I don't know this to be the case - but there's no indication in the film that it's wrong, and as I've said, given their record, there's no other explanation for the lack of a declaration of ownership from the Taayush people. There are two additional circumstantial pieces of evidence. The first is that there is no Israeli policy of preventing Palestinian farmers from harvesting their crops. On the contrary. The present Israeli government has taken a series of active steps to encourage Palestinian economic activity since it came to power. The second is that in previous years there indeed have been cases where extreme settlers did their best to prevent Palestinian farmers from harvesting their crops, and specifically olives; this year the IDF has made a significant effort to defend the Palestinian farmers. IDF troops have been guarding Palestinian farmers from Israeli settlers. If that's the policy, why is the policy in this particular case so different? Might it be because the farmers don't, actually, own the trees or the land they're on?

The plot:


The film opens with the deputy battalion commander, a major, explaining calmly that a specific area, defined on the map he shows, has been declared a sealed military zone. This means, he explains, that road travel is unhampered, but anyone walking off the roads will be arrested. In the next scene (after a shot of ants, which must have some poetic meaning), the Palestinians and Taayush Israelis are harvesting olives. The troops arrive, but contrary to what they said they'd do, no-one is arrested. The lieutenant colonel tells the farmers to stop working, and his deputy signs a specific order pertaining to that orchard: it's 12:07 pm, and he then announces that anyone harvesting after that time will be arrested.

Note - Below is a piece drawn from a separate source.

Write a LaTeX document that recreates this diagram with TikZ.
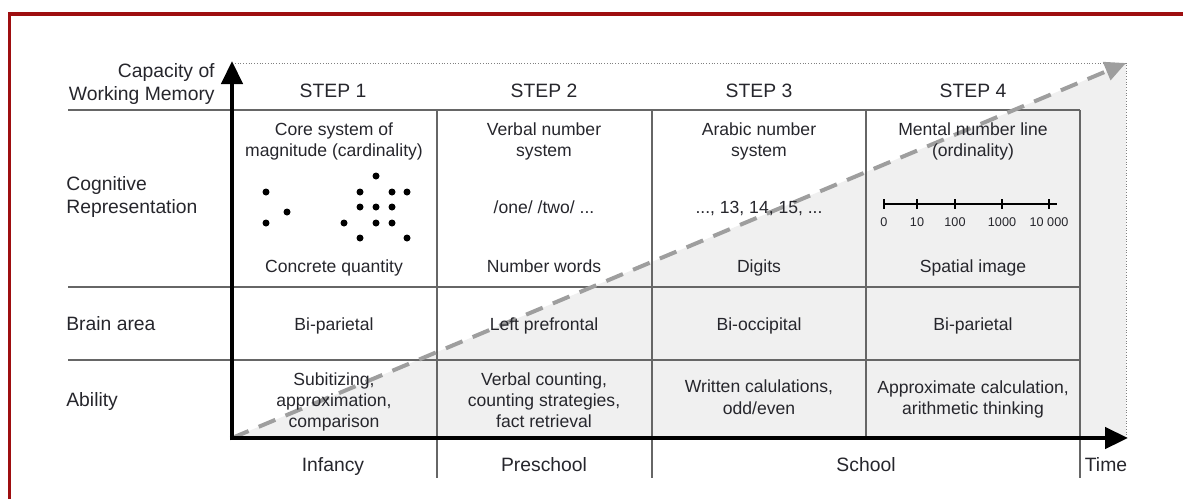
\documentclass[tikz,border=0pt]{standalone}
\usepackage{fontspec}
\setmainfont{Liberation Sans}
\usetikzlibrary{arrows.meta}
\definecolor{framered}{RGB}{158,14,16}
\definecolor{ink}{RGB}{38,38,44}

\begin{document}
\begin{tikzpicture}[x=0.02cm,y=-0.02cm,
    every node/.style={inner sep=0pt,text=ink},
    head/.style={font=\fontsize{11}{13.5}\selectfont},
    cell/.style={font=\fontsize{10}{12}\selectfont,align=center},
    numlabel/.style={font=\fontsize{7.2}{8}\selectfont,anchor=base},
    rule/.style={draw=black!60,line width=0.03cm},
    axis/.style={line width=0.09cm,-{Triangle[length=0.46cm,width=0.42cm]}}]
  \useasboundingbox (0,0) rectangle (1183,498);
  % page frame
  \draw[framered,line width=0.08cm] (9.5,500) -- (9.5,14) -- (1185,14);

  % corners of the chart
  \coordinate (origin) at (232,438);
  \coordinate (ytip) at (232,61);
  \coordinate (xtip) at (1128,438);
  \coordinate (corner) at (1126,63);

  % shaded growth area and dotted frame
  \fill[black!6] (origin) -- (origin -| corner) -- (corner) -- cycle;
  \draw[black!50,densely dotted,line width=0.02cm]
    (origin |- corner) -- (corner) -- (origin -| corner);

  % table rules
  \draw[rule] (68,110) -- (1080,110);
  \draw[rule] (68,287) -- (1080,287);
  \draw[rule] (68,360) -- (1080,360);
  \draw[rule] (437,110) -- (437,478);
  \draw[rule] (652,110) -- (652,478);
  \draw[rule] (866,110) -- (866,438);
  \draw[rule] (1080,110) -- (1080,478);

  % capacity trend
  \draw[black!38,line width=0.08cm,dash pattern=on 0.36cm off 0.22cm,
    -{Triangle[length=0.42cm,width=0.38cm]}] (origin) -- (corner);

  % header row
  \node[head,anchor=east,align=right] (wm) at (215,84) {Capacity of\\Working Memory};
  \node[head,anchor=base] (step1) at (333,97) {STEP 1};
  \node[head,anchor=base] (step2) at (544,97) {STEP 2};
  \node[head,anchor=base] (step3) at (759,97) {STEP 3};
  \node[head,anchor=base] (step4) at (973,97) {STEP 4};

  % row labels
  \node[head,anchor=west,align=left] (cogrep) at (66,197) {Cognitive\\Representation};
  \node[head,anchor=base west] (brain) at (66,330) {Brain area};
  \node[head,anchor=base west] (ability) at (66,406) {Ability};

  % cognitive representation
  \node[cell] (sys1) at (334,141) {Core system of\\magnitude (cardinality)};
  \node[cell] (sys2) at (544,141) {Verbal number\\system};
  \node[cell] (sys3) at (759,141) {Arabic number\\system};
  \node[cell] (sys4) at (973,141) {Mental number line\\(ordinality)};

  \foreach \x/\y in {266/192,287/212,266/223,
                     376/176,360/192,392/192,407/192,360/207,376/207,392/207,
                     344/223,376/223,392/223,360/238,407/238}
    \fill[black] (\x,\y) circle (0.07cm);
  \node[cell,anchor=base] (ex2) at (544,213) {/one/ /two/ ...};
  \node[cell,anchor=base] (ex3) at (759,213) {..., 13, 14, 15, ...};
  \draw[line width=0.04cm] (884,204) -- (1057,204);
  \foreach \x/\t in {884/0,917/10,955/100,1002/1000,1049/10 000} {
    \draw[line width=0.035cm] (\x,199) -- (\x,209);
    \node[numlabel] (num\x) at (\x,226) {\t};
  }

  \node[cell,anchor=base] (code1) at (334,272) {Concrete quantity};
  \node[cell,anchor=base] (code2) at (544,272) {Number words};
  \node[cell,anchor=base] (code3) at (759,272) {Digits};
  \node[cell,anchor=base] (code4) at (973,272) {Spatial image};

  % brain area
  \node[cell,anchor=base] (area1) at (334,330) {Bi-parietal};
  \node[cell,anchor=base] (area2) at (544,330) {Left prefrontal};
  \node[cell,anchor=base] (area3) at (759,330) {Bi-occipital};
  \node[cell,anchor=base] (area4) at (973,330) {Bi-parietal};

  % ability
  \node[cell] (abil1) at (334,401.6) {Subitizing,\\approximation,\\comparison};
  \node[cell] (abil2) at (544,399.8) {Verbal counting,\\counting strategies,\\fact retrieval};
  \node[cell] (abil3) at (759,397.2) {Written calulations,\\odd/even};
  \node[cell] (abil4) at (973,399) {Approximate calculation,\\arithmetic thinking};

  % axes
  \draw[axis] ([yshift=-0.045cm]origin) -- (ytip);
  \draw[axis] ([xshift=-0.045cm]origin) -- (xtip);

  % time periods
  \node[head,anchor=base] (infancy) at (333,471) {Infancy};
  \node[head,anchor=base] (preschool) at (544,471) {Preschool};
  \node[head,anchor=base] (school) at (866,471) {School};
  \node[head,anchor=base] (time) at (1106,471) {Time};
\end{tikzpicture}
\end{document}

A few minutes later two soldiers and the major are slowly escorting a Palestinian woman out of the orchard. No-one touches her at any point. Eliyahu Nawi, a well-known Israeli supporter of Palestinian farmers, intervenes; after some discussion the officer loses his patience with Nawi, who is arrested. The rest of the Taayush team has all along been taunting the soldiers, insulting them, and obstructing their operation. Eventually a second Taayush Israeli activist is also arrested. No Palestinians are arrested, and there is no violence throughout.

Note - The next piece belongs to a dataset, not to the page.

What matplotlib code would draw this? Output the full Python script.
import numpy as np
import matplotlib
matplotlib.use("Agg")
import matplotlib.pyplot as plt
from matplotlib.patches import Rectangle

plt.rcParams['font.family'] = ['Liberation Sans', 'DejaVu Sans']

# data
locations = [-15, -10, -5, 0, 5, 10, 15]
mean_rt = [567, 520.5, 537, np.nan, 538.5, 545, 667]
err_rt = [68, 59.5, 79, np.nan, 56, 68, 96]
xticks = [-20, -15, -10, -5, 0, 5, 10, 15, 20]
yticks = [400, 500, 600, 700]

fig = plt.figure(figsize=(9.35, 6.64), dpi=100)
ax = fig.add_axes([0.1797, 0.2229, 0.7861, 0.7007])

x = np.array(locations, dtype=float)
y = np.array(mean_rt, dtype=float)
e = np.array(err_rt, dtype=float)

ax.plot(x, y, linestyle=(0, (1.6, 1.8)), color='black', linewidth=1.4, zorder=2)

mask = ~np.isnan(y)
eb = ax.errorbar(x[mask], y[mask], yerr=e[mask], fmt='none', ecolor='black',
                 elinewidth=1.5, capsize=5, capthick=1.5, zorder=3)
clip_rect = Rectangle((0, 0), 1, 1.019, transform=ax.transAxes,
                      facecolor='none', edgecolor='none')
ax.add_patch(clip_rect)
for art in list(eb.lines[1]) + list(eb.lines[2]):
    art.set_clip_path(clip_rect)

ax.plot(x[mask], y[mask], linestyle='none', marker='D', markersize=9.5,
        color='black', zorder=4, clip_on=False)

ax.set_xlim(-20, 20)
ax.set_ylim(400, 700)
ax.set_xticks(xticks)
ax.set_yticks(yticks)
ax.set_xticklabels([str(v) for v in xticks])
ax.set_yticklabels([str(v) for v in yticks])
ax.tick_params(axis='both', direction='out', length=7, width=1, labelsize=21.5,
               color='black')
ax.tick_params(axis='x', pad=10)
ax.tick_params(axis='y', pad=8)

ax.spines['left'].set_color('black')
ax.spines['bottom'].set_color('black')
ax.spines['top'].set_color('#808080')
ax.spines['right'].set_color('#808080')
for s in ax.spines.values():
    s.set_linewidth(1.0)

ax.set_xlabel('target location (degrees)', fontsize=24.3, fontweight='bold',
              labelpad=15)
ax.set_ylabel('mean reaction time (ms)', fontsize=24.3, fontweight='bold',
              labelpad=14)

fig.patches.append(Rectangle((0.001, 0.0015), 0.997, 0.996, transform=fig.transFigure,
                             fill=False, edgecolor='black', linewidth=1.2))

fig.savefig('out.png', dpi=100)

The Mondoweiss blurb that accompanies the film tells that "every detail of Palestinian life requires a permit which is unattainable." This is of course nonsense, as Salam Fayyad, the Palestinian Prime Minster of the West Bank will readily tell; indeed, his entire policy these past two years is predicated on the reality that this isn't the case and that the Palestinians can build a state of their own under Israeli occupation. Also, Palestinian farmers don't need permits to farm their own lands, unless there are specific over-riding reasons. Farming doesn't require permits.

I've said in the past, and I'll say it again: by the standards of military occupations of the modern era, these IDF troops are gentle, kid-gloved and harmless. If this is brutal, what word in the English language remains for the real thing? 

Some critics of Israel like to complain when Israelis compare themselves favorably to Arab states in matters of law, human rights and so on. My question here is if it's conceivable that citizens of a Western democracy would be allowed to verbally assault their own soldiers and obstruct them as they do their jobs within a war zone. Thankfully, there are no war zones within the borders of Western democracies; but there are Western soldiers active in war zones: can anyone imagine some anti-war protesters ranting at American, British or German troops in, say, Afghanistan, or Kossovo, or Iraq?